Problem requirements - Your task is to output the listing word for word, with pictures excluded.
** begin Dataset content **
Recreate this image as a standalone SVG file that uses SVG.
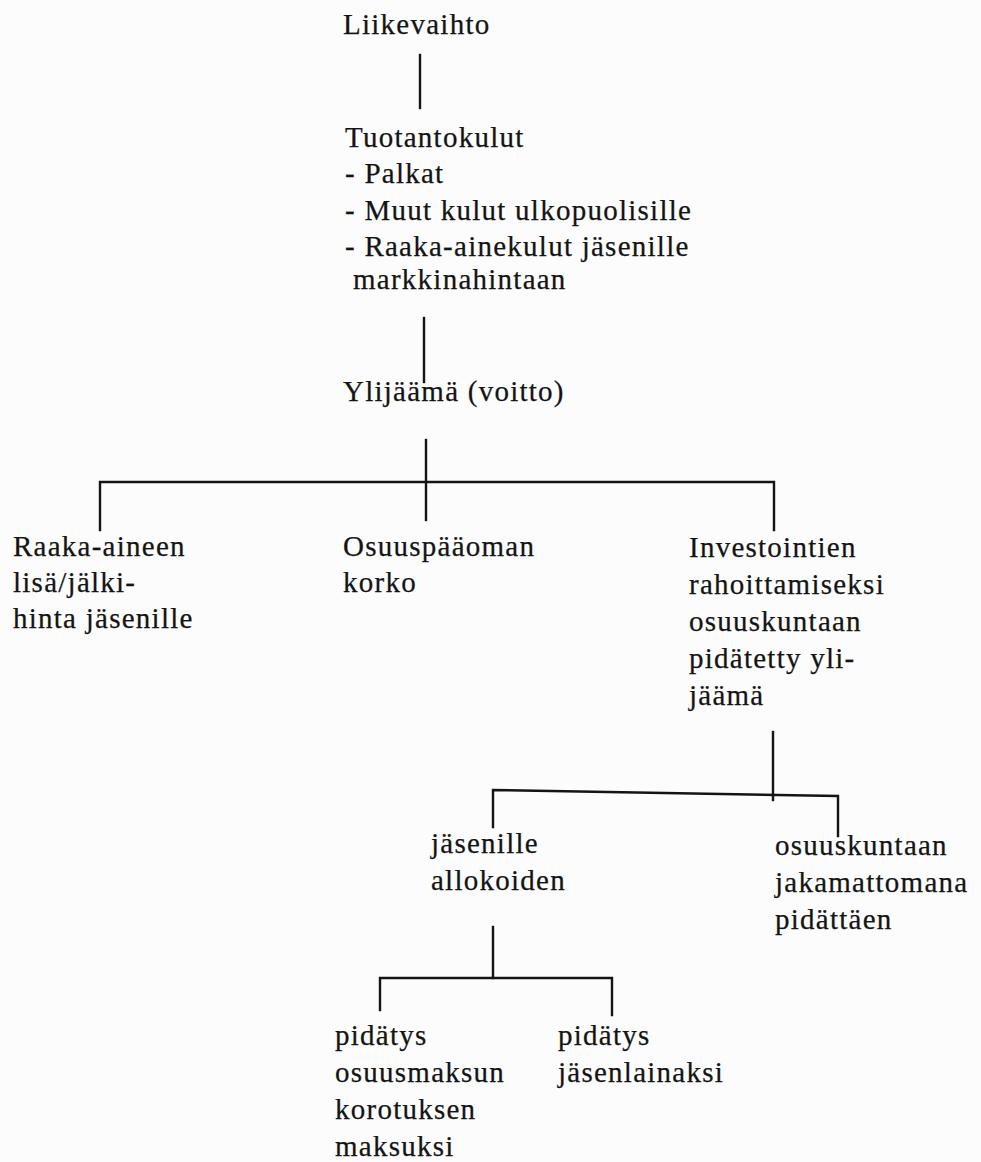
<svg xmlns="http://www.w3.org/2000/svg" width="981" height="1162" viewBox="0 0 981 1162">
<style>
text{font-family:"Liberation Serif","Times New Roman",serif;font-size:29px;letter-spacing:1.25px;fill:#141414;stroke:#141414;stroke-width:0.25}
.c{stroke:#141414;stroke-width:2.4;fill:none;stroke-linecap:square}
</style>
<rect width="981" height="1162" fill="#fcfcfc"/>
<g id="connectors">
<line class="c" x1="420" y1="55" x2="420" y2="108"/>
<line class="c" x1="424" y1="318" x2="424" y2="382"/>
<line class="c" x1="426" y1="440" x2="426" y2="520"/>
<polyline class="c" points="100,530 100,482 774,482 774,530"/>
<line class="c" x1="773" y1="732" x2="773" y2="800"/>
<polyline class="c" points="493,827 493,790 838,796 838,836"/>
<line class="c" x1="493" y1="927" x2="493" y2="978"/>
<polyline class="c" points="380,1010 380,978 612,978 612,1015"/>
</g>
<g id="liikevaihto"><text x="343" y="34">Liikevaihto</text></g>
<g id="tuotantokulut"><text><tspan x="345" y="147">Tuotantokulut</tspan><tspan x="345" y="183">- Palkat</tspan><tspan x="345" y="220">- Muut kulut ulkopuolisille</tspan><tspan x="345" y="256">- Raaka-ainekulut jäsenille</tspan><tspan x="353" y="289">markkinahintaan</tspan></text></g>
<g id="ylijaama"><text x="343" y="401">Ylijäämä (voitto)</text></g>
<g id="raaka-aineen"><text><tspan x="13" y="556">Raaka-aineen</tspan><tspan x="13" y="592">lisä/jälki-</tspan><tspan x="13" y="628">hinta jäsenille</tspan></text></g>
<g id="osuuspaaoman"><text><tspan x="343" y="556">Osuuspääoman</tspan><tspan x="343" y="592">korko</tspan></text></g>
<g id="investointien"><text><tspan x="689" y="557">Investointien</tspan><tspan x="689" y="594">rahoittamiseksi</tspan><tspan x="689" y="631">osuuskuntaan</tspan><tspan x="689" y="668">pidätetty yli-</tspan><tspan x="689" y="705">jäämä</tspan></text></g>
<g id="jasenille"><text><tspan x="431" y="853">jäsenille</tspan><tspan x="431" y="890">allokoiden</tspan></text></g>
<g id="osuuskuntaan"><text><tspan x="775" y="855">osuuskuntaan</tspan><tspan x="775" y="892">jakamattomana</tspan><tspan x="775" y="929">pidättäen</tspan></text></g>
<g id="pidatys-osuusmaksun"><text><tspan x="335" y="1045">pidätys</tspan><tspan x="335" y="1082">osuusmaksun</tspan><tspan x="335" y="1119">korotuksen</tspan><tspan x="335" y="1156">maksuksi</tspan></text></g>
<g id="pidatys-jasenlainaksi"><text><tspan x="558" y="1045">pidätys</tspan><tspan x="558" y="1082">jäsenlainaksi</tspan></text></g>
</svg>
** end Dataset content **
Result -
Recreate this image as a standalone SVG file that uses SVG.
<svg xmlns="http://www.w3.org/2000/svg" width="981" height="1162" viewBox="0 0 981 1162">
<style>
text{font-family:"Liberation Serif","Times New Roman",serif;font-size:29px;letter-spacing:1.25px;fill:#141414;stroke:#141414;stroke-width:0.25}
.c{stroke:#141414;stroke-width:2.4;fill:none;stroke-linecap:square}
</style>
<rect width="981" height="1162" fill="#fcfcfc"/>
<g id="connectors">
<line class="c" x1="420" y1="55" x2="420" y2="108"/>
<line class="c" x1="424" y1="318" x2="424" y2="382"/>
<line class="c" x1="426" y1="440" x2="426" y2="520"/>
<polyline class="c" points="100,530 100,482 774,482 774,530"/>
<line class="c" x1="773" y1="732" x2="773" y2="800"/>
<polyline class="c" points="493,827 493,790 838,796 838,836"/>
<line class="c" x1="493" y1="927" x2="493" y2="978"/>
<polyline class="c" points="380,1010 380,978 612,978 612,1015"/>
</g>
<g id="liikevaihto"><text x="343" y="34">Liikevaihto</text></g>
<g id="tuotantokulut"><text><tspan x="345" y="147">Tuotantokulut</tspan><tspan x="345" y="183">- Palkat</tspan><tspan x="345" y="220">- Muut kulut ulkopuolisille</tspan><tspan x="345" y="256">- Raaka-ainekulut jäsenille</tspan><tspan x="353" y="289">markkinahintaan</tspan></text></g>
<g id="ylijaama"><text x="343" y="401">Ylijäämä (voitto)</text></g>
<g id="raaka-aineen"><text><tspan x="13" y="556">Raaka-aineen</tspan><tspan x="13" y="592">lisä/jälki-</tspan><tspan x="13" y="628">hinta jäsenille</tspan></text></g>
<g id="osuuspaaoman"><text><tspan x="343" y="556">Osuuspääoman</tspan><tspan x="343" y="592">korko</tspan></text></g>
<g id="investointien"><text><tspan x="689" y="557">Investointien</tspan><tspan x="689" y="594">rahoittamiseksi</tspan><tspan x="689" y="631">osuuskuntaan</tspan><tspan x="689" y="668">pidätetty yli-</tspan><tspan x="689" y="705">jäämä</tspan></text></g>
<g id="jasenille"><text><tspan x="431" y="853">jäsenille</tspan><tspan x="431" y="890">allokoiden</tspan></text></g>
<g id="osuuskuntaan"><text><tspan x="775" y="855">osuuskuntaan</tspan><tspan x="775" y="892">jakamattomana</tspan><tspan x="775" y="929">pidättäen</tspan></text></g>
<g id="pidatys-osuusmaksun"><text><tspan x="335" y="1045">pidätys</tspan><tspan x="335" y="1082">osuusmaksun</tspan><tspan x="335" y="1119">korotuksen</tspan><tspan x="335" y="1156">maksuksi</tspan></text></g>
<g id="pidatys-jasenlainaksi"><text><tspan x="558" y="1045">pidätys</tspan><tspan x="558" y="1082">jäsenlainaksi</tspan></text></g>
</svg>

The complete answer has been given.